ECLI:NL:GHARN:2010:BM9846
Gerechtshof Arnhem
- Hoger beroep
- Rechtspraak.nl
Hoger beroep inzake niet-ontvankelijkheid van bezwaarschriften tegen belastingaanslagen
In deze zaak heeft het Gerechtshof Arnhem op 15 juni 2010 uitspraak gedaan in hoger beroep over de niet-ontvankelijkheid van bezwaarschriften van belanghebbende tegen verschillende belastingaanslagen. De Inspecteur had de bezwaarschriften niet-ontvankelijk verklaard omdat deze niet voldeden aan de eisen van de Algemene wet bestuursrecht, specifiek artikel 6:5, dat vereist dat bezwaarschriften de gronden van het bezwaar bevatten.

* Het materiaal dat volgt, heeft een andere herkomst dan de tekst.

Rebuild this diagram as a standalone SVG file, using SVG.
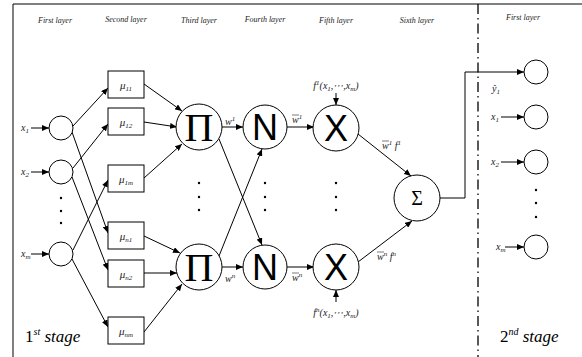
<svg xmlns="http://www.w3.org/2000/svg" width="582" height="357" viewBox="0 0 582 357">
<defs>
<marker id="ar" markerUnits="userSpaceOnUse" markerWidth="8" markerHeight="6" refX="7" refY="3" orient="auto">
<path d="M0,0 L7,3 L0,6 z" fill="#000"/>
</marker>
<style>
.ln{stroke:#000;stroke-width:1;fill:none}
.a{marker-end:url(#ar)}
.nd{fill:#fff;stroke:#000;stroke-width:1}
.serif{font-family:"Liberation Serif","Times New Roman","DejaVu Serif",serif}
.lay{font-family:"Liberation Serif","Times New Roman","DejaVu Serif",serif;font-style:italic;font-size:8px;text-anchor:middle;fill:#222}
.lb{font-family:"Liberation Serif","Times New Roman","DejaVu Serif",serif;font-style:italic;font-size:10px;fill:#222}
.mu{font-family:"Liberation Serif","Times New Roman","DejaVu Serif",serif;font-style:italic;font-size:11px;text-anchor:middle;fill:#222}
.sub{font-size:7px}
.dot{fill:#000}
.st{font-family:"Liberation Serif","Times New Roman","DejaVu Serif",serif;font-size:17px;fill:#000}
.big{font-family:"Liberation Sans",Arial,sans-serif;font-size:36px;text-anchor:middle}
</style>
</defs>
<rect width="582" height="357" fill="#fff"/>
<path class="ln" d="M13,357 V4 H582" stroke-width="1.3"/>
<line x1="478" y1="4" x2="478" y2="357" stroke="#000" stroke-width="1.3" stroke-dasharray="10 4 1.5 4"/>
<g id="labels">
<text class="lay" x="55" y="23">First layer</text>
<text class="lay" x="126" y="22">Second layer</text>
<text class="lay" x="199" y="23">Third layer</text>
<text class="lay" x="265" y="22">Fourth layer</text>
<text class="lay" x="336" y="23">Fifth layer</text>
<text class="lay" x="417" y="23">Sixth layer</text>
<text class="lay" x="523" y="20">First layer</text>
<text class="st" x="25" y="342">1<tspan font-size="10" font-style="italic" dy="-7">st</tspan><tspan font-style="italic" dy="7"> stage</tspan></text>
<text class="st" x="500" y="342">2<tspan font-size="10" font-style="italic" dy="-7">nd</tspan><tspan font-style="italic" dy="7"> stage</tspan></text>
</g>
<g id="connectors">
<line class="ln a" x1="31" y1="128" x2="49" y2="128"/>
<line class="ln a" x1="31" y1="172" x2="49" y2="172"/>
<line class="ln a" x1="31" y1="254" x2="49" y2="254"/>
<line class="ln a" x1="73" y1="126" x2="108" y2="88"/>
<line class="ln a" x1="72" y1="132" x2="108" y2="233"/>
<line class="ln a" x1="73" y1="168" x2="108" y2="124"/>
<line class="ln a" x1="72" y1="177" x2="108" y2="270"/>
<line class="ln a" x1="73" y1="250" x2="108" y2="180"/>
<line class="ln a" x1="72" y1="259" x2="108" y2="327"/>
<line class="ln a" x1="144" y1="84" x2="182" y2="111"/>
<line class="ln a" x1="144" y1="122" x2="177" y2="127"/>
<line class="ln a" x1="144" y1="178" x2="182" y2="144"/>
<line class="ln a" x1="144" y1="236" x2="180" y2="253"/>
<line class="ln a" x1="144" y1="273" x2="177" y2="273"/>
<line class="ln a" x1="144" y1="332" x2="182" y2="284"/>
<line class="ln a" x1="222" y1="127" x2="243" y2="127"/>
<line class="ln a" x1="222" y1="267" x2="243" y2="267"/>
<line class="ln a" x1="219" y1="139" x2="262" y2="245"/>
<line class="ln a" x1="219" y1="256" x2="262" y2="149"/>
<line class="ln a" x1="287" y1="127" x2="314" y2="127"/>
<line class="ln a" x1="287" y1="267" x2="314" y2="267"/>
<line class="ln a" x1="336" y1="93" x2="336" y2="105"/>
<line class="ln a" x1="336" y1="302" x2="336" y2="290"/>
<line class="ln a" x1="358" y1="134" x2="411" y2="176"/>
<line class="ln a" x1="358" y1="262" x2="412" y2="221"/>
<polyline class="ln a" points="440,198 465,198 465,72 524,72" stroke="#333"/>
<line class="ln a" x1="501" y1="117" x2="524" y2="117"/>
<line class="ln a" x1="501" y1="162" x2="524" y2="162"/>
<line class="ln a" x1="505" y1="247" x2="524" y2="247"/>
</g>
<g id="inputs">
<circle class="nd" cx="61" cy="128" r="12"/>
<circle class="nd" cx="61" cy="172" r="12"/>
<circle class="nd" cx="61" cy="254" r="12"/>
<text class="lb" x="21" y="131">x<tspan class="sub" dy="2">1</tspan></text>
<text class="lb" x="21" y="175">x<tspan class="sub" dy="2">2</tspan></text>
<text class="lb" x="21" y="257">x<tspan class="sub" dy="2">m</tspan></text>
<circle class="dot" cx="61" cy="198" r="1.2"/>
<circle class="dot" cx="61" cy="211" r="1.2"/>
<circle class="dot" cx="61" cy="223" r="1.2"/>
</g>
<g id="mf">
<rect class="nd" x="108" y="71" width="36" height="27"/>
<rect class="nd" x="108" y="108" width="36" height="27"/>
<rect class="nd" x="108" y="165" width="36" height="27"/>
<rect class="nd" x="108" y="222" width="36" height="27"/>
<rect class="nd" x="108" y="260" width="36" height="27"/>
<rect class="nd" x="108" y="317" width="36" height="27"/>
<text class="mu" x="126" y="89">μ<tspan class="sub" dy="2">11</tspan></text>
<text class="mu" x="126" y="126">μ<tspan class="sub" dy="2">12</tspan></text>
<text class="mu" x="126" y="183">μ<tspan class="sub" dy="2">1m</tspan></text>
<text class="mu" x="126" y="240">μ<tspan class="sub" dy="2">n1</tspan></text>
<text class="mu" x="126" y="278">μ<tspan class="sub" dy="2">n2</tspan></text>
<text class="mu" x="126" y="335">μ<tspan class="sub" dy="2">nm</tspan></text>
</g>
<g id="pi">
<circle class="nd" cx="199" cy="127" r="23"/>
<circle class="nd" cx="199" cy="267" r="23"/>
<text class="serif" x="199" y="141" font-size="40" text-anchor="middle">Π</text>
<text class="serif" x="199" y="281" font-size="40" text-anchor="middle">Π</text>
<circle class="dot" cx="199" cy="183" r="1.2"/>
<circle class="dot" cx="199" cy="197" r="1.2"/>
<circle class="dot" cx="199" cy="210" r="1.2"/>
<text class="lb" x="225" y="125">w<tspan class="sub" dy="-4">1</tspan></text>
<text class="lb" x="225" y="282">w<tspan class="sub" dy="-4">n</tspan></text>
</g>
<g id="norm">
<circle class="nd" cx="265" cy="127" r="22"/>
<circle class="nd" cx="265" cy="267" r="22"/>
<text class="big" x="265" y="140">N</text>
<text class="big" x="265" y="280">N</text>
<circle class="dot" cx="265" cy="183" r="1.2"/>
<circle class="dot" cx="265" cy="197" r="1.2"/>
<circle class="dot" cx="265" cy="210" r="1.2"/>
<text class="lb" x="292" y="123">w<tspan class="sub" dy="-4">1</tspan></text>
<line x1="292" y1="115" x2="299" y2="115" stroke="#222" stroke-width="0.6"/>
<text class="lb" x="292" y="281">w<tspan class="sub" dy="-4">n</tspan></text>
<line x1="292" y1="273" x2="299" y2="273" stroke="#222" stroke-width="0.6"/>
</g>
<g id="mult">
<circle class="nd" cx="336" cy="128" r="23"/>
<circle class="nd" cx="336" cy="267" r="23"/>
<text class="big" x="336" y="141">X</text>
<text class="big" x="336" y="280">X</text>
<circle class="dot" cx="336" cy="183" r="1.2"/>
<circle class="dot" cx="336" cy="197" r="1.2"/>
<circle class="dot" cx="336" cy="210" r="1.2"/>
<text class="lb" x="336" y="89" text-anchor="middle">f<tspan class="sub" dy="-4">1</tspan><tspan dy="4">(x</tspan><tspan class="sub" dy="2">1</tspan><tspan dy="-2">,⋯,x</tspan><tspan class="sub" dy="2">m</tspan><tspan dy="-2">)</tspan></text>
<text class="lb" x="336" y="316" text-anchor="middle">f<tspan class="sub" dy="-4">n</tspan><tspan dy="4">(x</tspan><tspan class="sub" dy="2">1</tspan><tspan dy="-2">,⋯,x</tspan><tspan class="sub" dy="2">m</tspan><tspan dy="-2">)</tspan></text>
</g>
<g id="sum">
<circle class="nd" cx="417" cy="198" r="23"/>
<text class="serif" x="417" y="205" font-size="20" text-anchor="middle">Σ</text>
<text class="lb" x="382" y="149">w<tspan class="sub" dy="-4">1</tspan><tspan dy="4"> f</tspan><tspan class="sub" dy="-4">1</tspan></text>
<line x1="382" y1="141" x2="389" y2="141" stroke="#222" stroke-width="0.6"/>
<text class="lb" x="377" y="260">w<tspan class="sub" dy="-4">n</tspan><tspan dy="4"> f</tspan><tspan class="sub" dy="-4">n</tspan></text>
<line x1="377" y1="252" x2="384" y2="252" stroke="#222" stroke-width="0.6"/>
</g>
<g id="stage2">
<circle class="nd" cx="536" cy="72" r="12"/>
<circle class="nd" cx="536" cy="117" r="12"/>
<circle class="nd" cx="536" cy="162" r="12"/>
<circle class="nd" cx="536" cy="247" r="12"/>
<circle class="dot" cx="536" cy="190" r="1.2"/>
<circle class="dot" cx="536" cy="203" r="1.2"/>
<circle class="dot" cx="536" cy="217" r="1.2"/>
<text class="lb" x="492" y="92">ŷ<tspan class="sub" dy="2">1</tspan></text>
<text class="lb" x="491" y="120">x<tspan class="sub" dy="2">1</tspan></text>
<text class="lb" x="491" y="165">x<tspan class="sub" dy="2">2</tspan></text>
<text class="lb" x="496" y="250">x<tspan class="sub" dy="2">m</tspan></text>
</g>
</svg>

Belanghebbende had bezwaar aangetekend tegen een navorderingsaanslag in de inkomstenbelasting en premie volksverzekeringen voor het jaar 2002, een navorderingsaanslag in de premie arbeidsongeschiktheidsverzekering zelfstandigen voor 2002, en een aanslag in de inkomstenbelasting voor 2004. De rechtbank Arnhem had de uitspraken van de Inspecteur bevestigd, maar belanghebbende ging in hoger beroep.

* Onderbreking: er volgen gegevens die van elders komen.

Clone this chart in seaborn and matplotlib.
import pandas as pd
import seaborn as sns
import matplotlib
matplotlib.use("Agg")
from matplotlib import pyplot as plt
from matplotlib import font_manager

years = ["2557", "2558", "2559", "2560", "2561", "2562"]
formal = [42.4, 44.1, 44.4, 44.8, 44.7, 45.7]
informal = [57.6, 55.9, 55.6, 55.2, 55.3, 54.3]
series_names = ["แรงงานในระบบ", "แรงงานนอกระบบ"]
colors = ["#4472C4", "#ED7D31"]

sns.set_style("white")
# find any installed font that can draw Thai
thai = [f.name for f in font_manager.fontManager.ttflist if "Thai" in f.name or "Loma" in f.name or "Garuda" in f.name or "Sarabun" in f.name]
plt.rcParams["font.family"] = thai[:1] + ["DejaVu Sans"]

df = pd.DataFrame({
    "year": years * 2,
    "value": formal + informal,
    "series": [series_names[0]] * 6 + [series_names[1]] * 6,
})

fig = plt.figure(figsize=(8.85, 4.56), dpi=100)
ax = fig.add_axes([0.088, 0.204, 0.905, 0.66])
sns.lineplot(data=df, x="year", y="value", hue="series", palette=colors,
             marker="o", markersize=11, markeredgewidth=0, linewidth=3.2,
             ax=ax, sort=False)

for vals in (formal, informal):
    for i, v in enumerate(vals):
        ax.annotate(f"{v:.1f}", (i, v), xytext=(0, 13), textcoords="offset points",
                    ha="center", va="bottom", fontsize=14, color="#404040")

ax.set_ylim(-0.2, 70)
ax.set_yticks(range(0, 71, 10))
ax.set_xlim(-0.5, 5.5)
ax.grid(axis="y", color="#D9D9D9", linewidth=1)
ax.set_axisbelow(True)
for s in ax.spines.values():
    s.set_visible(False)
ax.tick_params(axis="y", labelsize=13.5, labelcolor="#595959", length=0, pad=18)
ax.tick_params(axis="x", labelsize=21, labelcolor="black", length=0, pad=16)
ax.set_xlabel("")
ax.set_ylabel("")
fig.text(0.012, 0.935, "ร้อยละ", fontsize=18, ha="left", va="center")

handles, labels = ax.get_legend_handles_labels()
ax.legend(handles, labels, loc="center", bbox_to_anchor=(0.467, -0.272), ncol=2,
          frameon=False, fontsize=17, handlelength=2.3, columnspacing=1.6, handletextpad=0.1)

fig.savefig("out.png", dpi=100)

Tijdens de zitting op 1 juni 2010 in Tiel, waar belanghebbende werd vertegenwoordigd door een gemachtigde, werd de zaak besproken. De Inspecteur had eerder de bezwaren van belanghebbende ongegrond verklaard en had gewezen op het ontbreken van gronden in de bezwaarschriften. Het Hof oordeelde dat de Inspecteur ten onrechte de bezwaren niet-ontvankelijk had verklaard, omdat belanghebbende voldoende had aangetoond dat zij het niet eens was met de stellingen van de Inspecteur. Het Hof concludeerde dat de bezwaarschriften wel degelijk gronden bevatten, ook al waren deze niet expliciet vermeld in de bezwaarschriften zelf.

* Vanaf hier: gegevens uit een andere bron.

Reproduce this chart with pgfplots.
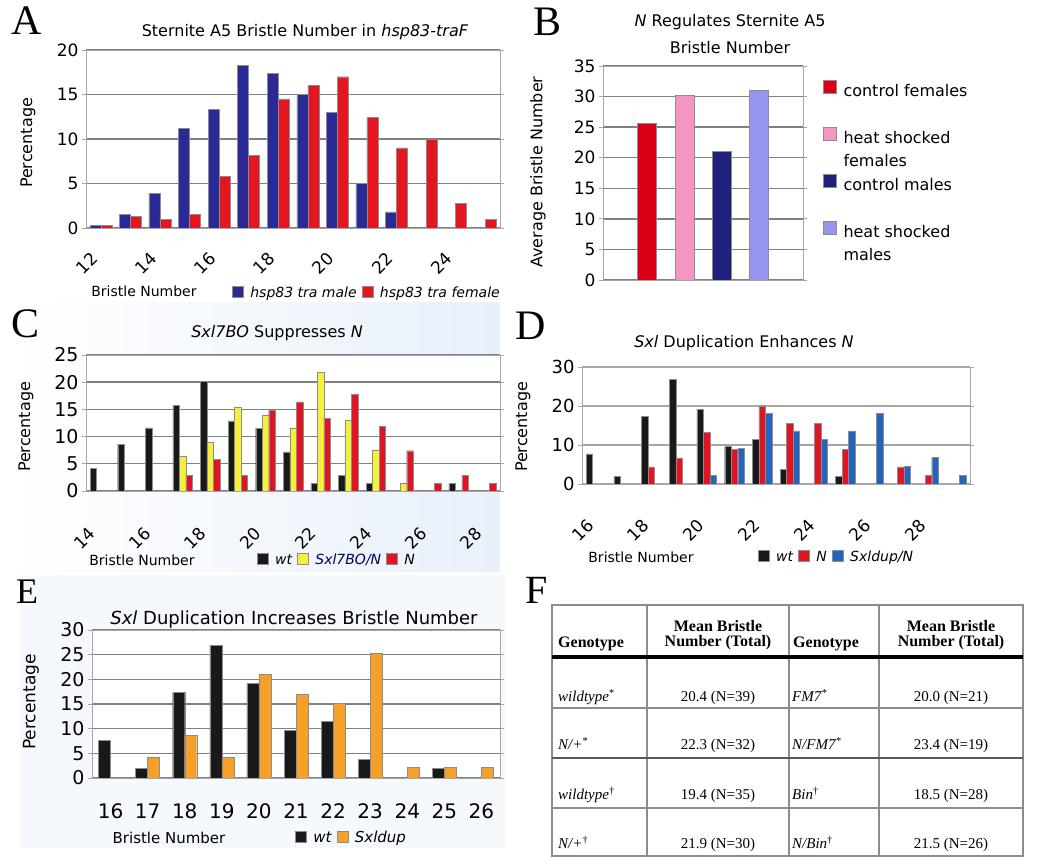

Het Hof heeft de uitspraken van de rechtbank vernietigd en de Inspecteur opgedragen om opnieuw uitspraak te doen op de bezwaarschriften van belanghebbende. Tevens werd de Inspecteur veroordeeld in de proceskosten van belanghebbende, die in totaal € 1.288 bedroegen. De uitspraak is openbaar gedaan en belanghebbende heeft de mogelijkheid om in cassatie te gaan tegen deze beslissing.